Dizem que de 10 em 10 anos, ou de 12 em 12, há uma intervenção mais violenta do capital na América Latina para garantir que as dívidas vão continuar aumentando, que mais acumulação primitiva vai estar disponível, que as empresas sejam propriedade internacional etc. Trata-se de construir um bloco histórico com políticos, endinheirados locais, a mídia e os magistrados que sempre se mantêm em amor dedicado às causas da sua própria classe social. Ou seja, de tempos em tempos precisam de um golpe. E seus porta-vozes dirão sempre que golpes assim são democráticos. Para isso, é bom que quando der, eles possam ser absorvidos pelo ritual democrático. Para ver esses golpes de vista, as vezes é preciso enxergar que não há democracia no ritual democrático.
4.
A cada dia uma guerra de nervos. Nervos desaforados. Ver o golpe como um golpe - e como um golpe do capital - torna os dias sombrios. Me sinto minguado. Para que então qualquer trabalho - mesmo aqueles que ninguém registra - se o capital compra tribunais, televisões, pílulas, ideias, campos de árvores de mixiricas e molho de passas? Parece que somos lembrados de um cabresto que está por perto, que somos lembrados que estamos na mira de um punhal, e a qualquer momento um golpe pode vir pelas costas. Os golpes tem essa finalidade, o terrorismo do capital. Somos sociedades podadas, que não criam nada porque tem medo da força tonitruante do dinheiro que vem de fora.

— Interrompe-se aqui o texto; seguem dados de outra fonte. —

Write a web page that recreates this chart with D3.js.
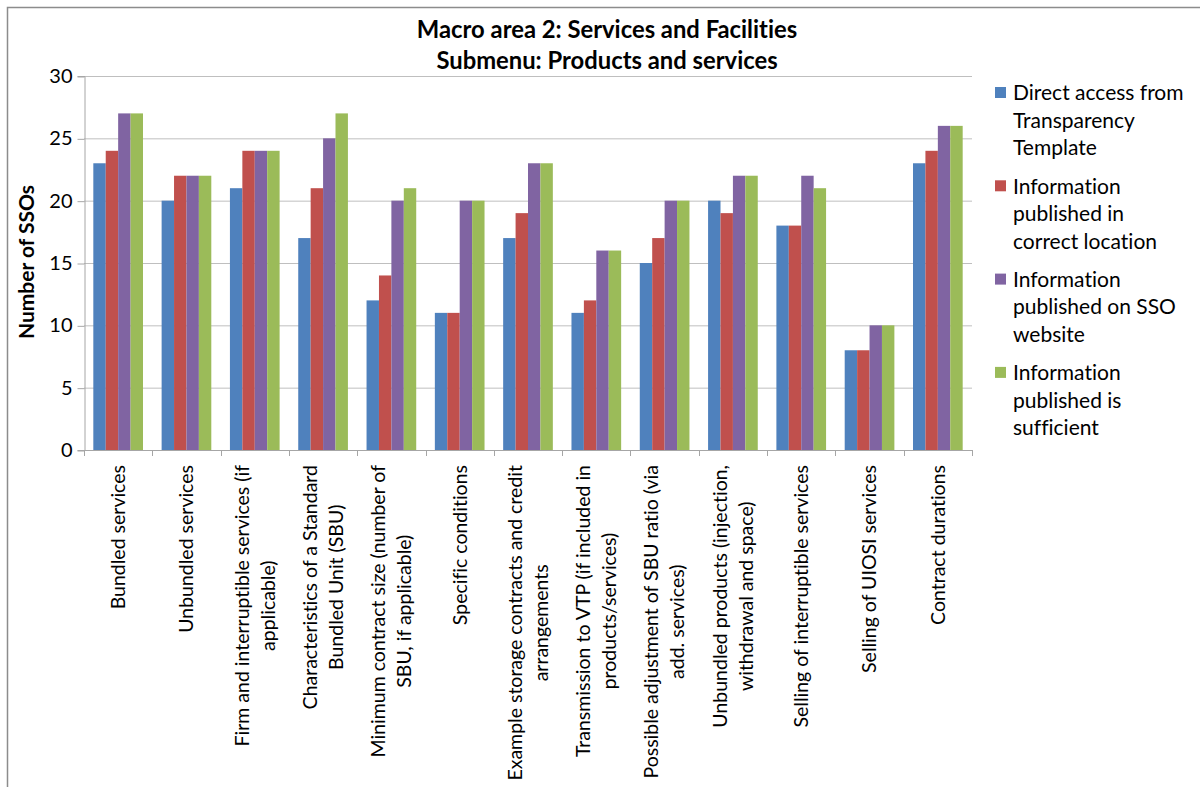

Durante o golpe - e esse golpe se arrasta e melhor que se arraste já que não posso ver ele consumado - entendo que estamos aterrorizados. E por isso estamos em perigo. Tomar uma sociedade de assalto é cada vez mais fácil: basta tomar suas rédeas.
E os Guarani massacrados, logo eles, foram substituídos por uma sociedade com rédeas.